For a undirected graph with tree characteristics, we can choose any node as the root. The result graph is then a rooted tree. Among all possible rooted trees, those with minimum height are called minimum height trees (MHTs). Given such a graph, write a function to find all the MHTs and return a list of their root labels.

Format The graph contains n nodes which are labeled from 0 to n - 1. You will be given the number n and a list of undirected edges (each edge is a pair of labels).

You can assume that no duplicate edges will appear in edges. Since all edges are undirected, [0, 1] is the same as [1, 0] and thus will not appear together in edges.

Example 1:

Given n = 4, edges = [[1, 0], [1, 2], [1, 3]]

    0
    |
    1
   / \
  2   3

return [1]

Example 2:

Given n = 6, edges = [[0, 3], [1, 3], [2, 3], [4, 3], [5, 4]]

 0  1  2
  \ | /
    3
    |
    4
    |
    5

return [3, 4]

Hint:

How many MHTs can a graph have at most? Note:

(1) According to the definition of tree on Wikipedia: “a tree is an undirected graph in which any two vertices are connected by exactly one path. In other words, any connected graph without simple cycles is a tree.”

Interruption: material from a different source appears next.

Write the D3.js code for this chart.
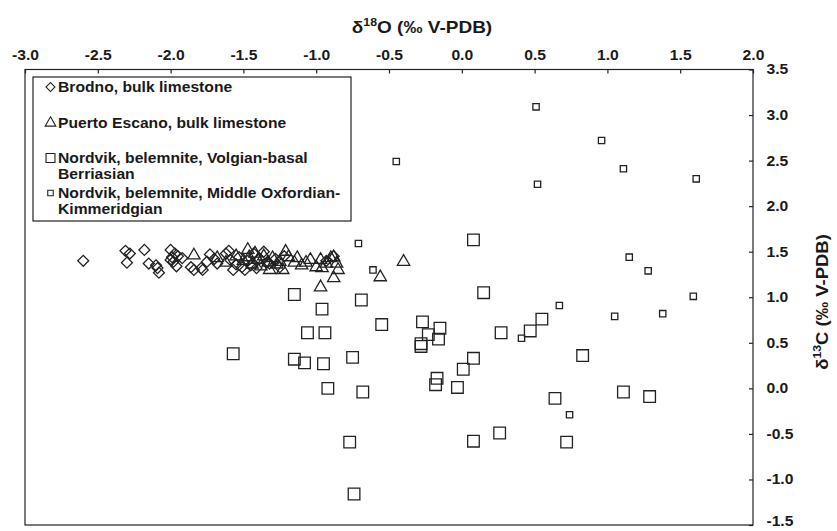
<!DOCTYPE html>
<html>
<head>
<meta charset="utf-8">
<script src="https://cdn.jsdelivr.net/npm/d3@7"></script>
<style>
  body { margin: 0; background: #fff; }
  text { font-family: "Liberation Sans", Arial, sans-serif; font-weight: bold; fill: #1a1a1a; }
</style>
</head>
<body>
<div id="chart"></div>
<script>
// δ18O / δ13C pairs
const brodno = [
    [-2.60,1.40],[-2.31,1.51],[-2.28,1.48],[-2.30,1.38],[-2.18,1.52],[-2.15,1.37],[-2.10,1.35],[-2.09,1.32],[-2.08,1.27],
    [-2.00,1.52],[-1.97,1.48],[-2.00,1.41],[-1.98,1.39],[-1.96,1.34],[-1.99,1.44],[-1.95,1.45],[-1.92,1.43],
    [-1.86,1.33],[-1.84,1.30],[-1.79,1.32],[-1.78,1.30],[-1.75,1.39],[-1.73,1.47],[-1.70,1.42],[-1.68,1.37],
    [-1.62,1.48],[-1.60,1.51],[-1.59,1.41],[-1.57,1.30],[-1.55,1.36],[-1.53,1.44],[-1.51,1.33],[-1.49,1.30],
    [-1.47,1.40],[-1.45,1.35],[-1.43,1.48],[-1.41,1.32],[-1.39,1.42],[-1.36,1.50],[-1.34,1.38],[-1.32,1.37],
    [-1.28,1.42],[-1.25,1.33],[-1.22,1.45],[-0.88,1.45],[-0.93,1.40]
];
const puertoEscano = [
    [-1.84,1.46],[-1.68,1.43],[-1.62,1.38],[-1.55,1.45],[-1.50,1.40],[-1.47,1.52],[-1.46,1.44],[-1.44,1.36],
    [-1.42,1.48],[-1.40,1.41],[-1.38,1.34],[-1.36,1.45],[-1.33,1.38],[-1.32,1.30],[-1.30,1.43],[-1.27,1.36],
    [-1.25,1.39],[-1.23,1.30],[-1.21,1.50],[-1.19,1.44],[-1.15,1.38],[-1.13,1.43],[-1.10,1.35],[-1.07,1.38],
    [-1.04,1.41],[-1.00,1.33],[-0.97,1.41],[-0.96,1.32],[-0.93,1.37],[-0.90,1.43],[-0.88,1.44],[-0.86,1.37],
    [-0.85,1.30],[-0.88,1.21],[-0.97,1.11],[-0.56,1.22],[-0.40,1.39]
];
const nordvikVolgian = [
    [-1.57,0.38],[-1.15,1.03],[-0.96,0.87],[-1.06,0.61],[-0.94,0.61],[-1.15,0.32],[-1.08,0.28],[-0.95,0.27],
    [-0.75,0.34],[-0.92,0.00],[-0.69,0.97],[-0.55,0.70],[-0.68,-0.04],[-0.77,-0.59],[-0.74,-1.16],
    [0.08,1.63],[0.15,1.05],[-0.27,0.73],[-0.15,0.66],[-0.23,0.59],[-0.16,0.54],[-0.28,0.49],[-0.28,0.46],
    [0.27,0.61],[0.47,0.63],[0.55,0.76],[0.08,0.33],[0.01,0.21],[-0.17,0.11],[-0.18,0.04],[-0.03,0.01],
    [0.08,-0.58],[0.26,-0.49],[0.83,0.36],[0.64,-0.11],[1.11,-0.04],[1.29,-0.09],[0.72,-0.59]
];
const nordvikOxfordian = [
    [0.51,3.09],[0.96,2.72],[1.11,2.41],[0.52,2.24],[1.61,2.30],[-0.45,2.49],[-0.71,1.59],[-0.61,1.30],
    [1.15,1.44],[1.28,1.29],[1.59,1.01],[0.67,0.91],[1.05,0.79],[1.38,0.82],[0.41,0.55],[0.74,-0.29]
];
const xTicks = [-3.0, -2.5, -2.0, -1.5, -1.0, -0.5, 0.0, 0.5, 1.0, 1.5, 2.0];
const yTicks = [3.5, 3.0, 2.5, 2.0, 1.5, 1.0, 0.5, 0.0, -0.5, -1.0, -1.5];
const legendLabels = [
    ['Brodno, bulk limestone'],
    ['Puerto Escano, bulk limestone'],
    ['Nordvik, belemnite, Volgian-basal', 'Berriasian'],
    ['Nordvik, belemnite, Middle Oxfordian-', 'Kimmeridgian']
];

const width = 837, height = 531;
const plot = {left: 25, right: 753, top: 69.5, bottom: 525};
const ink = '#222';
const stretch = 1.12; // glyphs in the figure are slightly wide

const svg = d3.select('#chart').append('svg')
    .attr('width', width)
    .attr('height', height);

const x = d3.scaleLinear().domain([-3, 2]).range([plot.left, plot.right]);
const y = d3.scaleLinear().domain([-1.5, 3.5]).range([plot.bottom, plot.top]);

// cadre
svg.append('rect')
    .attr('x', plot.left).attr('y', plot.top)
    .attr('width', plot.right - plot.left)
    .attr('height', plot.bottom - plot.top)
    .attr('fill', 'none')
    .attr('stroke', ink)
    .attr('stroke-width', 1.2);

// axe du haut
const xAxis = svg.append('g')
    .attr('transform', `translate(0, ${plot.top})`)
    .call(d3.axisTop(x).tickValues(xTicks).tickSizeInner(-4).tickSizeOuter(0).tickPadding(10)
        .tickFormat(d => d.toFixed(1)));
xAxis.select('.domain').remove();
xAxis.selectAll('line').attr('stroke', ink).attr('stroke-width', 1.2);
xAxis.selectAll('text')
    .attr('font-size', 14)
    .attr('font-family', null)
    .attr('fill', '#1a1a1a')
    .attr('transform', `scale(${stretch},1)`);

// axe de droite
const yAxis = svg.append('g')
    .attr('transform', `translate(${plot.right}, 0)`)
    .call(d3.axisRight(y).tickValues(yTicks).tickSizeInner(-4).tickSizeOuter(0).tickPadding(12)
        .tickFormat(d => d.toFixed(1)));
yAxis.select('.domain').remove();
yAxis.selectAll('line').attr('stroke', ink).attr('stroke-width', 1.2);
yAxis.selectAll('text')
    .attr('font-size', 14)
    .attr('font-family', null)
    .attr('fill', '#1a1a1a')
    .attr('transform', `scale(${stretch},1)`);
// le dernier libellé touche le bas de l'image : on le remonte un peu
yAxis.selectAll('.tick text')
    .filter(d => d === -1.5)
    .attr('dy', '0.05em');

// titres
const xTitle = svg.append('text')
    .attr('transform', `translate(422, 33) scale(${stretch},1)`)
    .attr('text-anchor', 'middle')
    .attr('font-size', 17);
xTitle.append('tspan').text('δ');
xTitle.append('tspan').attr('font-size', 11).attr('dy', -7).text('18');
xTitle.append('tspan').attr('dy', 7).text('O (‰ V-PDB)');

const yTitle = svg.append('text')
    .attr('transform', `translate(828, 302) rotate(-90) scale(${stretch},1)`)
    .attr('text-anchor', 'middle')
    .attr('font-size', 16.5);
yTitle.append('tspan').text('δ');
yTitle.append('tspan').attr('font-size', 11).attr('dy', -7).text('13');
yTitle.append('tspan').attr('dy', 7).text('C (‰ V-PDB)');

// symboles
const diamond = d3.symbol().type(d3.symbolSquare).size(60);
const triangle = d3.symbol().type(d3.symbolTriangle).size(66);
const bigSquare = d3.symbol().type(d3.symbolSquare).size(135);
const smallSquare = d3.symbol().type(d3.symbolSquare).size(40);

const series = [
    {data: brodno, path: diamond(), rotate: 45},
    {data: puertoEscano, path: triangle(), rotate: 0},
    {data: nordvikVolgian, path: bigSquare(), rotate: 0},
    {data: nordvikOxfordian, path: smallSquare(), rotate: 0}
];

series.forEach(s => {
    svg.append('g').selectAll('path')
        .data(s.data)
        .join('path')
        .attr('d', s.path)
        .attr('transform', d => `translate(${x(d[0])}, ${y(d[1])}) rotate(${s.rotate})`)
        .attr('fill', 'none')
        .attr('stroke', ink)
        .attr('stroke-width', 1.3);
});

// légende
const legend = svg.append('g');
legend.append('rect')
    .attr('x', 33).attr('y', 77)
    .attr('width', 318).attr('height', 144)
    .attr('fill', '#fff')
    .attr('stroke', ink)
    .attr('stroke-width', 1.2);

const legendSymbols = [
    d3.symbol().type(d3.symbolSquare).size(40)(),
    d3.symbol().type(d3.symbolTriangle).size(50)(),
    d3.symbol().type(d3.symbolSquare).size(80)(),
    d3.symbol().type(d3.symbolSquare).size(30)()
];
const legendRows = [87, 123, 158, 193];
const legendRot = [45, 0, 0, 0];

legendLabels.forEach((lines, i) => {
    legend.append('path')
        .attr('d', legendSymbols[i])
        .attr('transform', `translate(50.5, ${legendRows[i]}) rotate(${legendRot[i]})`)
        .attr('fill', 'none')
        .attr('stroke', ink)
        .attr('stroke-width', 1.1);
    lines.forEach((line, j) => {
        legend.append('text')
            .attr('transform', `translate(58, ${legendRows[i] + 5 + j * 16}) scale(${stretch},1)`)
            .attr('font-size', 14)
            .text(line);
    });
});
</script>
</body>
</html>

(2) The height of a rooted tree is the number of edges on the longest downward path between the root and a leaf.

Solution

public class Solution {
    public List<Integer> findMinHeightTrees(int n, int[][] edges) {
        if(n == 0 || edges == null) return new ArrayList<Integer>();
        if(n == 1) return Arrays.asList( new Integer[]{0} );

        Map<Integer, List<Integer>> edge = new HashMap<Integer, List<Integer>>();
        for(int i = 0; i < edges.length; i++) {
            int from = edges[i][0];
            int to = edges[i][1];

            if(edge.get(from) == null) edge.put(from, new ArrayList<Integer>());
            if(edge.get(to) == null) edge.put(to, new ArrayList<Integer>());
            edge.get(from).add(to);
            edge.get(to).add(from);
        }


        List<Integer> path1 = dfs(edge, 0);
        List<Integer> path2 = dfs(edge, path1.get(path1.size()-1));

        // get the middle one
        List<Integer> ans = new ArrayList<Integer>();
        if(path2.size() % 2 == 0) {
            ans.add( path2.get(path2.size()/2)  );
            ans.add( path2.get(path2.size()/2-1));
        } else {
            ans.add( path2.get(path2.size()/2)  );
        }
        return ans;
    }

    public List<Integer> dfs(Map<Integer, List<Integer>> edge, int from) {
        Set<Integer> visited = new HashSet<Integer>();

        List<Integer> longest = new ArrayList<Integer>();
        List<Integer> path = new ArrayList<Integer>();
        path.add(from);
        visited.add(from);
        while(path.size() != 0) {
            int cur = path.get(path.size()-1);

            boolean block = true;
            // if no way to go, pop out
            for(Integer to: edge.get(cur)) {
                if(visited.add(to)) {
                    path.add(to);
                    block = false;
                    break;
                }
            }

            if(block) {
                if(path.size() > longest.size()) longest = new ArrayList<Integer>(path);
                path.remove(path.size()-1);
            }
        }

        return longest;
    }

}